> [TO BE DONE]: Repeat the data word for word. Do not include the pictures.

> [GIVEN MATERIAL]:
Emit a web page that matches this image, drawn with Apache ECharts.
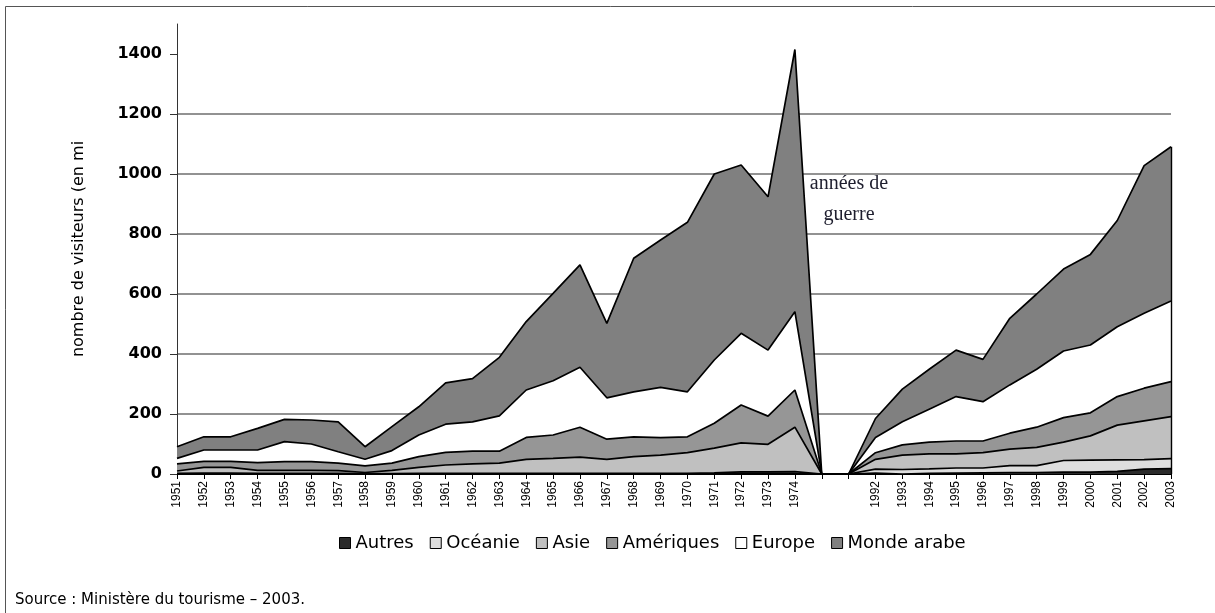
<!DOCTYPE html>
<html>
<head>
<meta charset="utf-8">
<style>
html, body { margin: 0; padding: 0; background: #fff; }
#chart { width: 1215px; height: 613px; }
</style>
<script src="https://cdn.jsdelivr.net/npm/echarts@6/dist/echarts.min.js"></script>
</head>
<body>
<div id="chart"></div>
<script>
// années 1951-1974, puis deux positions vides (années de guerre), puis 1992-2003
const yearsBefore = ['1951','1952','1953','1954','1955','1956','1957','1958','1959','1960','1961','1962',
	'1963','1964','1965','1966','1967','1968','1969','1970','1971','1972','1973','1974'];
const warGap = ['', ' '];
const yearsAfter = ['1992','1993','1994','1995','1996','1997','1998','1999','2000','2001','2002','2003'];

const seriesNames = ['Autres', 'Océanie', 'Asie', 'Amériques', 'Europe', 'Monde arabe'];
const fillColors = ['#2b2b2b', '#dedede', '#c0c0c0', '#969696', '#ffffff', '#808080'];

// milliers de visiteurs, par région
const autresBefore = [0,0,0,0,0,0,0,0,0,0,0,0,0,0,0,0,0,0,0,0,1,3,3,2];
const autresAfter = [3,0,2,3,4,5,5,6,6,9,16,18];
const oceanieBefore = [2,3,3,2,2,2,2,1,1,2,2,2,2,2,2,2,2,2,2,2,3,4,4,6];
const oceanieAfter = [13,15,15,17,16,23,23,39,40,38,32,33];
const asieBefore = [8,19,19,10,10,10,9,4,11,20,28,32,34,47,50,54,47,56,61,69,82,97,92,148];
const asieAfter = [33,48,50,47,51,55,61,61,81,116,129,140];
const ameriquesBefore = [24,20,20,26,29,29,25,22,24,36,42,42,40,73,78,100,67,66,58,53,83,126,94,124];
const ameriquesAfter = [22,34,39,43,39,53,67,82,77,95,109,117];
const europeBefore = [18,38,38,42,67,59,38,22,42,72,94,98,118,158,181,200,138,150,168,150,211,239,220,261];
const europeAfter = [51,77,110,148,131,161,193,222,226,233,250,269];
const mondeArabeBefore = [39,44,44,72,74,80,100,42,80,94,138,144,195,228,291,341,248,445,491,565,620,561,511,874];
const mondeArabeAfter = [63,109,133,155,141,222,251,273,302,354,492,514];

const yTicks = [0, 200, 400, 600, 800, 1000, 1200, 1400];

const categories = yearsBefore.concat(warGap, yearsAfter);
const join = (a, b) => a.concat([0, 0], b);
const seriesData = [
	join(autresBefore, autresAfter),
	join(oceanieBefore, oceanieAfter),
	join(asieBefore, asieAfter),
	join(ameriquesBefore, ameriquesAfter),
	join(europeBefore, europeAfter),
	join(mondeArabeBefore, mondeArabeAfter)
];

const lastYear = yearsAfter[yearsAfter.length - 1];
let lastTotal = 0;
seriesData.forEach(d => { lastTotal += d[d.length - 1]; });

const myChart = echarts.init(document.getElementById('chart'));

const series = seriesNames.map((name, i) => {
	const s = {
		name: name,
		type: 'line',
		stack: 'total',
		data: seriesData[i],
		symbol: 'none',
		showSymbol: false,
		itemStyle: { color: fillColors[i] },
		lineStyle: { color: '#000', width: 1.7 },
		areaStyle: { color: fillColors[i], opacity: 1 },
		emphasis: { disabled: true },
		z: 2
	};
	if (i === seriesNames.length - 1) {
		s.markLine = {
			silent: true,
			symbol: 'none',
			label: { show: false },
			lineStyle: { color: '#000', width: 1.4, type: 'solid' },
			data: [[{ coord: [lastYear, 0] }, { coord: [lastYear, lastTotal] }]]
		};
	}
	return s;
});

const option = {
	animation: false,
	backgroundColor: '#fff',
	grid: {
		left: 177,
		right: 44,
		top: 24,
		bottom: 139,
		outerBoundsMode: 'none'
	},
	legend: {
		data: seriesNames,
		left: 334,
		top: 529,
		icon: 'rect',
		itemWidth: 11,
		itemHeight: 11,
		itemGap: 16,
		selectedMode: false,
		itemStyle: { borderColor: '#000', borderWidth: 1 },
		textStyle: { fontFamily: 'DejaVu Sans', fontSize: 18, color: '#000' }
	},
	xAxis: {
		type: 'category',
		boundaryGap: false,
		data: categories,
		axisLine: { lineStyle: { color: '#000', width: 1 } },
		axisTick: { show: true, interval: 0, length: 5, lineStyle: { color: '#000' } },
		axisLabel: {
			interval: 0,
			rotate: 90,
			margin: 7,
			fontFamily: 'Liberation Sans',
			fontSize: 12,
			color: '#000'
		},
		splitLine: { show: false }
	},
	yAxis: {
		type: 'value',
		min: 0,
		max: 1500,
		interval: 200,
		name: 'nombre de visiteurs (en mi',
		nameLocation: 'middle',
		nameGap: 90,
		nameTextStyle: { fontFamily: 'DejaVu Sans', fontSize: 16, color: '#000' },
		axisLine: { show: true, lineStyle: { color: '#333', width: 1 } },
		axisTick: { show: true, length: 7, lineStyle: { color: '#333' }, customValues: yTicks },
		axisLabel: {
			showMaxLabel: false,
			margin: 15,
			formatter: v => String(v),
			fontFamily: 'DejaVu Sans',
			fontWeight: 'bold',
			fontSize: 16,
			color: '#000'
		},
		splitLine: { show: true, showMaxLine: false, lineStyle: { color: '#6e6e6e', width: 1.5 } }
	},
	graphic: [
		{
			type: 'text',
			x: 849,
			y: 168,
			z: 100,
			silent: true,
			style: {
				text: 'années de\nguerre',
				align: 'center',
				verticalAlign: 'top',
				fontFamily: 'Liberation Serif',
				fontSize: 20,
				lineHeight: 31,
				fill: '#1e1e2e'
			}
		},
		{
			type: 'text',
			left: 15,
			top: 593,
			style: {
				text: 'Source : Ministère du tourisme – 2003.',
				fontFamily: 'DejaVu Sans',
				fontSize: 15,
				fill: '#000'
			}
		},
		{
			type: 'polyline',
			silent: true,
			shape: { points: [[5.5, 613], [5.5, 6.5], [1215, 6.5]] },
			style: { stroke: '#555', lineWidth: 1, fill: null }
		}
	],
	series: series
};

myChart.setOption(option);
</script>
</body>
</html>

> [RESULT OF THE EXERCISE]:
Emit a web page that matches this image, drawn with Apache ECharts.
<!DOCTYPE html>
<html>
<head>
<meta charset="utf-8">
<style>
html, body { margin: 0; padding: 0; background: #fff; }
#chart { width: 1215px; height: 613px; }
</style>
<script src="https://cdn.jsdelivr.net/npm/echarts@6/dist/echarts.min.js"></script>
</head>
<body>
<div id="chart"></div>
<script>
// années 1951-1974, puis deux positions vides (années de guerre), puis 1992-2003
const yearsBefore = ['1951','1952','1953','1954','1955','1956','1957','1958','1959','1960','1961','1962',
	'1963','1964','1965','1966','1967','1968','1969','1970','1971','1972','1973','1974'];
const warGap = ['', ' '];
const yearsAfter = ['1992','1993','1994','1995','1996','1997','1998','1999','2000','2001','2002','2003'];

const seriesNames = ['Autres', 'Océanie', 'Asie', 'Amériques', 'Europe', 'Monde arabe'];
const fillColors = ['#2b2b2b', '#dedede', '#c0c0c0', '#969696', '#ffffff', '#808080'];

// milliers de visiteurs, par région
const autresBefore = [0,0,0,0,0,0,0,0,0,0,0,0,0,0,0,0,0,0,0,0,1,3,3,2];
const autresAfter = [3,0,2,3,4,5,5,6,6,9,16,18];
const oceanieBefore = [2,3,3,2,2,2,2,1,1,2,2,2,2,2,2,2,2,2,2,2,3,4,4,6];
const oceanieAfter = [13,15,15,17,16,23,23,39,40,38,32,33];
const asieBefore = [8,19,19,10,10,10,9,4,11,20,28,32,34,47,50,54,47,56,61,69,82,97,92,148];
const asieAfter = [33,48,50,47,51,55,61,61,81,116,129,140];
const ameriquesBefore = [24,20,20,26,29,29,25,22,24,36,42,42,40,73,78,100,67,66,58,53,83,126,94,124];
const ameriquesAfter = [22,34,39,43,39,53,67,82,77,95,109,117];
const europeBefore = [18,38,38,42,67,59,38,22,42,72,94,98,118,158,181,200,138,150,168,150,211,239,220,261];
const europeAfter = [51,77,110,148,131,161,193,222,226,233,250,269];
const mondeArabeBefore = [39,44,44,72,74,80,100,42,80,94,138,144,195,228,291,341,248,445,491,565,620,561,511,874];
const mondeArabeAfter = [63,109,133,155,141,222,251,273,302,354,492,514];

const yTicks = [0, 200, 400, 600, 800, 1000, 1200, 1400];

const categories = yearsBefore.concat(warGap, yearsAfter);
const join = (a, b) => a.concat([0, 0], b);
const seriesData = [
	join(autresBefore, autresAfter),
	join(oceanieBefore, oceanieAfter),
	join(asieBefore, asieAfter),
	join(ameriquesBefore, ameriquesAfter),
	join(europeBefore, europeAfter),
	join(mondeArabeBefore, mondeArabeAfter)
];

const lastYear = yearsAfter[yearsAfter.length - 1];
let lastTotal = 0;
seriesData.forEach(d => { lastTotal += d[d.length - 1]; });

const myChart = echarts.init(document.getElementById('chart'));

const series = seriesNames.map((name, i) => {
	const s = {
		name: name,
		type: 'line',
		stack: 'total',
		data: seriesData[i],
		symbol: 'none',
		showSymbol: false,
		itemStyle: { color: fillColors[i] },
		lineStyle: { color: '#000', width: 1.7 },
		areaStyle: { color: fillColors[i], opacity: 1 },
		emphasis: { disabled: true },
		z: 2
	};
	if (i === seriesNames.length - 1) {
		s.markLine = {
			silent: true,
			symbol: 'none',
			label: { show: false },
			lineStyle: { color: '#000', width: 1.4, type: 'solid' },
			data: [[{ coord: [lastYear, 0] }, { coord: [lastYear, lastTotal] }]]
		};
	}
	return s;
});

const option = {
	animation: false,
	backgroundColor: '#fff',
	grid: {
		left: 177,
		right: 44,
		top: 24,
		bottom: 139,
		outerBoundsMode: 'none'
	},
	legend: {
		data: seriesNames,
		left: 334,
		top: 529,
		icon: 'rect',
		itemWidth: 11,
		itemHeight: 11,
		itemGap: 16,
		selectedMode: false,
		itemStyle: { borderColor: '#000', borderWidth: 1 },
		textStyle: { fontFamily: 'DejaVu Sans', fontSize: 18, color: '#000' }
	},
	xAxis: {
		type: 'category',
		boundaryGap: false,
		data: categories,
		axisLine: { lineStyle: { color: '#000', width: 1 } },
		axisTick: { show: true, interval: 0, length: 5, lineStyle: { color: '#000' } },
		axisLabel: {
			interval: 0,
			rotate: 90,
			margin: 7,
			fontFamily: 'Liberation Sans',
			fontSize: 12,
			color: '#000'
		},
		splitLine: { show: false }
	},
	yAxis: {
		type: 'value',
		min: 0,
		max: 1500,
		interval: 200,
		name: 'nombre de visiteurs (en mi',
		nameLocation: 'middle',
		nameGap: 90,
		nameTextStyle: { fontFamily: 'DejaVu Sans', fontSize: 16, color: '#000' },
		axisLine: { show: true, lineStyle: { color: '#333', width: 1 } },
		axisTick: { show: true, length: 7, lineStyle: { color: '#333' }, customValues: yTicks },
		axisLabel: {
			showMaxLabel: false,
			margin: 15,
			formatter: v => String(v),
			fontFamily: 'DejaVu Sans',
			fontWeight: 'bold',
			fontSize: 16,
			color: '#000'
		},
		splitLine: { show: true, showMaxLine: false, lineStyle: { color: '#6e6e6e', width: 1.5 } }
	},
	graphic: [
		{
			type: 'text',
			x: 849,
			y: 168,
			z: 100,
			silent: true,
			style: {
				text: 'années de\nguerre',
				align: 'center',
				verticalAlign: 'top',
				fontFamily: 'Liberation Serif',
				fontSize: 20,
				lineHeight: 31,
				fill: '#1e1e2e'
			}
		},
		{
			type: 'text',
			left: 15,
			top: 593,
			style: {
				text: 'Source : Ministère du tourisme – 2003.',
				fontFamily: 'DejaVu Sans',
				fontSize: 15,
				fill: '#000'
			}
		},
		{
			type: 'polyline',
			silent: true,
			shape: { points: [[5.5, 613], [5.5, 6.5], [1215, 6.5]] },
			style: { stroke: '#555', lineWidth: 1, fill: null }
		}
	],
	series: series
};

myChart.setOption(option);
</script>
</body>
</html>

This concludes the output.